Com o auxílio do professor Leandro Karnal, nós vamos tentar te explicar por que o novo filme da Pixar ajuda pais e filhos a entenderem a vida.

Por Fernanda Tsuji
Atualizado em 1 fev 2021, 11h31 - Publicado em 29 jan 2021, 14h00

Assim que dei o play, fiquei pensando se a minha filha de quatro anos entenderia “Soul”. Não seguimos nenhuma religião, então ela não tinha bagagem alguma sobre vida após a morte, paraíso, inferno, missão. Mas se no começo eu estava preocupada com as questões que despertariam nela, ao longo do novo filme da Pixar, eu me vi inundada das minhas próprias perguntas.

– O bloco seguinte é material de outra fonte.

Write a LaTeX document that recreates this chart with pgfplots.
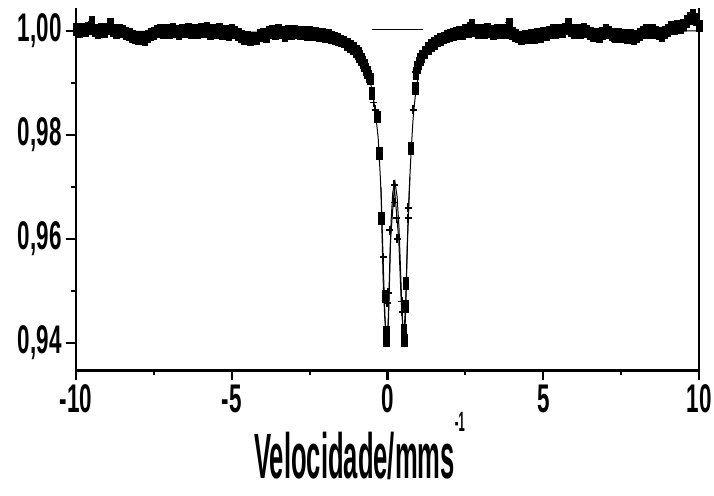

(E me desculpe se você veio achando que eu teria uma resenha que explicasse a complexidade desta nova empreitada da Disney sobre, nada menos, que o sentido da vida. Não é bem assim, mas fique por aí, podemos conversar.)

Passado os 107 minutos do filme, eu me encontrei olhando para tela com a cabeça cheia: tá, mas será que eu sei o meu propósito? De onde vem minhas paixões? Estou desperdiçando minha existência?

Sentadinha do meu lado, minha filha também parecia ter muitas perguntas. “O que é alma, mamãe? O que acontece depois que a gente morre? Pra onde foi o gato?”. É, se tem um mérito desta animação é ela nos despertar – não importa a idade – de nossa própria existência, coisa, que veja só, a gente se esquece na correria da rotina. Não te parece irônico?

(Disney/Divulgação)

Na trama – a primeira com um protagonista afro-americano -, Joe Gardner é um professor de música um tanto amargurado por onde suas escolhas o levaram. Frustrado, ele se divide entre o grande sonho de viver de jazz e o trabalho mais ou menos que serve para pagar os boletos. Num fatídico dia, ele recebe uma proposta de emprego fixo – o que daria à sua mãe orgulho e tranquilidade -, mas ao mesmo tempo, surge também um convite para um teste numa banda de jazz incrível. Animadíssimo, ele mal percebe quando cai num bueiro aberto e… bem, vira uma alma (fantasma, ser de luz, energia, o que você preferir…) no Grande Além.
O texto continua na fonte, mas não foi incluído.